**CHALLENGE:** Omit the pictures and print exactly the lines of the listing below, starting at the first and ending at the line containing "magenta = '#e040e0'".

**DATA:**
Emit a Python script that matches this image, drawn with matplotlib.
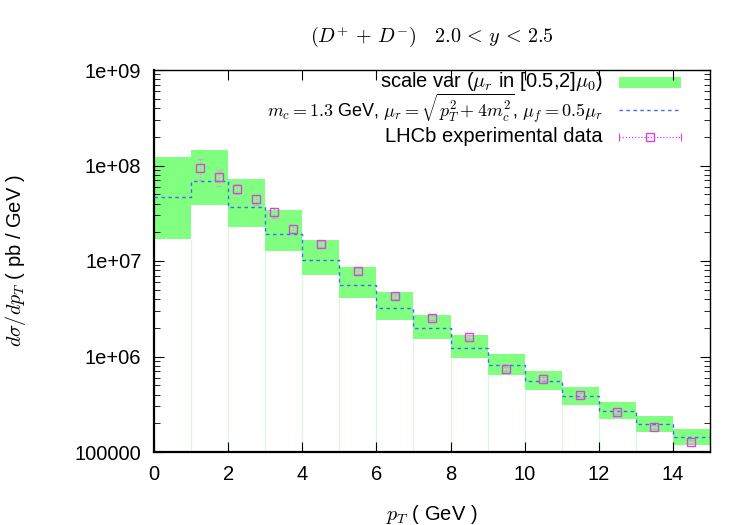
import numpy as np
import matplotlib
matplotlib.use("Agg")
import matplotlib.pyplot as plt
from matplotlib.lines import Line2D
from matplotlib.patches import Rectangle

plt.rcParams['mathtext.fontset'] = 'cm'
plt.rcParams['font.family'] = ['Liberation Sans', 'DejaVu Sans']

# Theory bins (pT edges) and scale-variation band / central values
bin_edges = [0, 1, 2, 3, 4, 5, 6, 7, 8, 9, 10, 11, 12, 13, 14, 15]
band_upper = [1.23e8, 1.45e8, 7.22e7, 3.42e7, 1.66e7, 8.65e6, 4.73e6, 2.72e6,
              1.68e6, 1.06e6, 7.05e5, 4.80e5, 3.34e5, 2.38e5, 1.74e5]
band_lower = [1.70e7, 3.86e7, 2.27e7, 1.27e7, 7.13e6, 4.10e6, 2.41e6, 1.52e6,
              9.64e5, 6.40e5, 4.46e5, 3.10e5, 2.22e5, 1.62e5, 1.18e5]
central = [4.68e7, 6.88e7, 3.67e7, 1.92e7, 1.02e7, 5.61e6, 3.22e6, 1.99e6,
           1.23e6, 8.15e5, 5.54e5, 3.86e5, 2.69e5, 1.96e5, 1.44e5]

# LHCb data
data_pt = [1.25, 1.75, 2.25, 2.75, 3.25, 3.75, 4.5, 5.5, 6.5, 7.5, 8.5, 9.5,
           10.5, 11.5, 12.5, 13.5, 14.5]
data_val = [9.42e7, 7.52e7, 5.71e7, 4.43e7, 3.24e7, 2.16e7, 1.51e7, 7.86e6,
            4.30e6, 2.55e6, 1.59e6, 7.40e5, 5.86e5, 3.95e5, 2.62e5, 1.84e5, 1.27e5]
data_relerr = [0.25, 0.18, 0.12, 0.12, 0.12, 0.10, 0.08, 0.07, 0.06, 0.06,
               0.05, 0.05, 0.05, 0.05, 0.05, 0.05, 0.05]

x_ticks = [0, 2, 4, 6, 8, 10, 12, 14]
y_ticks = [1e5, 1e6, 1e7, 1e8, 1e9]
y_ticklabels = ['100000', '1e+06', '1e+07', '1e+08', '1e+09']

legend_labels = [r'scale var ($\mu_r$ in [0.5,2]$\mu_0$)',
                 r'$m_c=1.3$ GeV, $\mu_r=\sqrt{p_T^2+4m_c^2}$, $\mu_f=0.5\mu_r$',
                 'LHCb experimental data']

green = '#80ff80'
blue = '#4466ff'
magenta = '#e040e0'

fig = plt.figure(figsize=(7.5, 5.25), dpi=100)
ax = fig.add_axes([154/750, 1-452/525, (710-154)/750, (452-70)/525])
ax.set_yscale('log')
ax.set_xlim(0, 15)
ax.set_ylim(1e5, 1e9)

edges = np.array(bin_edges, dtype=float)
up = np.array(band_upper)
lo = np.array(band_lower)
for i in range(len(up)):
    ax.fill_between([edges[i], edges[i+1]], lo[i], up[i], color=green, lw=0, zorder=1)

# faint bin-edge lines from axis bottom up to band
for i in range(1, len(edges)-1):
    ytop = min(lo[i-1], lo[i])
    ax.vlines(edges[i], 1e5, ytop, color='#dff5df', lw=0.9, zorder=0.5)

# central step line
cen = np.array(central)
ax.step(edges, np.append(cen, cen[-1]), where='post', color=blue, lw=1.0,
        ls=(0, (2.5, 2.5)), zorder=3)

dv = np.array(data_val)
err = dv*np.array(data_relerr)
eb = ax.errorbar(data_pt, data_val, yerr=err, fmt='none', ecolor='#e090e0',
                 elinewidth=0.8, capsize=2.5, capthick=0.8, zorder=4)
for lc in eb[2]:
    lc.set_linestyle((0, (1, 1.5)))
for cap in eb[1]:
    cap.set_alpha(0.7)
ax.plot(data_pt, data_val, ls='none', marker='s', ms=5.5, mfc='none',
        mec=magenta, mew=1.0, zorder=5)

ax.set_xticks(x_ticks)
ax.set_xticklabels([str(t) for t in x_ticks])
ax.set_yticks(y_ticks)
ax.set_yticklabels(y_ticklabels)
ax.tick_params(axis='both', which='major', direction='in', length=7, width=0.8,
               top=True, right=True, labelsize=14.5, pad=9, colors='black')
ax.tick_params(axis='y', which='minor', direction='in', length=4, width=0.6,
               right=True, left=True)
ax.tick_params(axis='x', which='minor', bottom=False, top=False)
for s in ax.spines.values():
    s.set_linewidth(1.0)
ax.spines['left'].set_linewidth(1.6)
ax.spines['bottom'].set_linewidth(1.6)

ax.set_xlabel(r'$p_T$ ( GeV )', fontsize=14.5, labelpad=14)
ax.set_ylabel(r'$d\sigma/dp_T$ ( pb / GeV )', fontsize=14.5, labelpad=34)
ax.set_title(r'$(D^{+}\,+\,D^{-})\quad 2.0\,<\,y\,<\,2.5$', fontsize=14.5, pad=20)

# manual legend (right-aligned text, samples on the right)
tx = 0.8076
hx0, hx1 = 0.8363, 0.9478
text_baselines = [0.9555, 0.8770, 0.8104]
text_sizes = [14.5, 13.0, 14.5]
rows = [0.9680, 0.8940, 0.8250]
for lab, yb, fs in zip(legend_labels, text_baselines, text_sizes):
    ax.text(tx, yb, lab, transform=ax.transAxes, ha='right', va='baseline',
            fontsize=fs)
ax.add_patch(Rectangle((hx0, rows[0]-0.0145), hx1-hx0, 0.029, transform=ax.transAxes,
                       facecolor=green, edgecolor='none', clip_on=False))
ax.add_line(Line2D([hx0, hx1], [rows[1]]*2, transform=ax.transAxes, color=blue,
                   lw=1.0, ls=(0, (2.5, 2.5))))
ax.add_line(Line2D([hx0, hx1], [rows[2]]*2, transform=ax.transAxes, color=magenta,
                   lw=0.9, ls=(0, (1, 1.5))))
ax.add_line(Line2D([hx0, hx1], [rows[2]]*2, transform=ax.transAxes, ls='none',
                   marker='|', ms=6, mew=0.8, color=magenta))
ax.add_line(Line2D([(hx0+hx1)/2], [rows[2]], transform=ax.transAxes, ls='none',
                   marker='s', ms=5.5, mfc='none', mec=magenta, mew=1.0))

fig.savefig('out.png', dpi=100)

**RESPONSE:**
Emit a Python script that matches this image, drawn with matplotlib.
import numpy as np
import matplotlib
matplotlib.use("Agg")
import matplotlib.pyplot as plt
from matplotlib.lines import Line2D
from matplotlib.patches import Rectangle

plt.rcParams['mathtext.fontset'] = 'cm'
plt.rcParams['font.family'] = ['Liberation Sans', 'DejaVu Sans']

# Theory bins (pT edges) and scale-variation band / central values
bin_edges = [0, 1, 2, 3, 4, 5, 6, 7, 8, 9, 10, 11, 12, 13, 14, 15]
band_upper = [1.23e8, 1.45e8, 7.22e7, 3.42e7, 1.66e7, 8.65e6, 4.73e6, 2.72e6,
              1.68e6, 1.06e6, 7.05e5, 4.80e5, 3.34e5, 2.38e5, 1.74e5]
band_lower = [1.70e7, 3.86e7, 2.27e7, 1.27e7, 7.13e6, 4.10e6, 2.41e6, 1.52e6,
              9.64e5, 6.40e5, 4.46e5, 3.10e5, 2.22e5, 1.62e5, 1.18e5]
central = [4.68e7, 6.88e7, 3.67e7, 1.92e7, 1.02e7, 5.61e6, 3.22e6, 1.99e6,
           1.23e6, 8.15e5, 5.54e5, 3.86e5, 2.69e5, 1.96e5, 1.44e5]

# LHCb data
data_pt = [1.25, 1.75, 2.25, 2.75, 3.25, 3.75, 4.5, 5.5, 6.5, 7.5, 8.5, 9.5,
           10.5, 11.5, 12.5, 13.5, 14.5]
data_val = [9.42e7, 7.52e7, 5.71e7, 4.43e7, 3.24e7, 2.16e7, 1.51e7, 7.86e6,
            4.30e6, 2.55e6, 1.59e6, 7.40e5, 5.86e5, 3.95e5, 2.62e5, 1.84e5, 1.27e5]
data_relerr = [0.25, 0.18, 0.12, 0.12, 0.12, 0.10, 0.08, 0.07, 0.06, 0.06,
               0.05, 0.05, 0.05, 0.05, 0.05, 0.05, 0.05]

x_ticks = [0, 2, 4, 6, 8, 10, 12, 14]
y_ticks = [1e5, 1e6, 1e7, 1e8, 1e9]
y_ticklabels = ['100000', '1e+06', '1e+07', '1e+08', '1e+09']

legend_labels = [r'scale var ($\mu_r$ in [0.5,2]$\mu_0$)',
                 r'$m_c=1.3$ GeV, $\mu_r=\sqrt{p_T^2+4m_c^2}$, $\mu_f=0.5\mu_r$',
                 'LHCb experimental data']

green = '#80ff80'
blue = '#4466ff'
magenta = '#e040e0'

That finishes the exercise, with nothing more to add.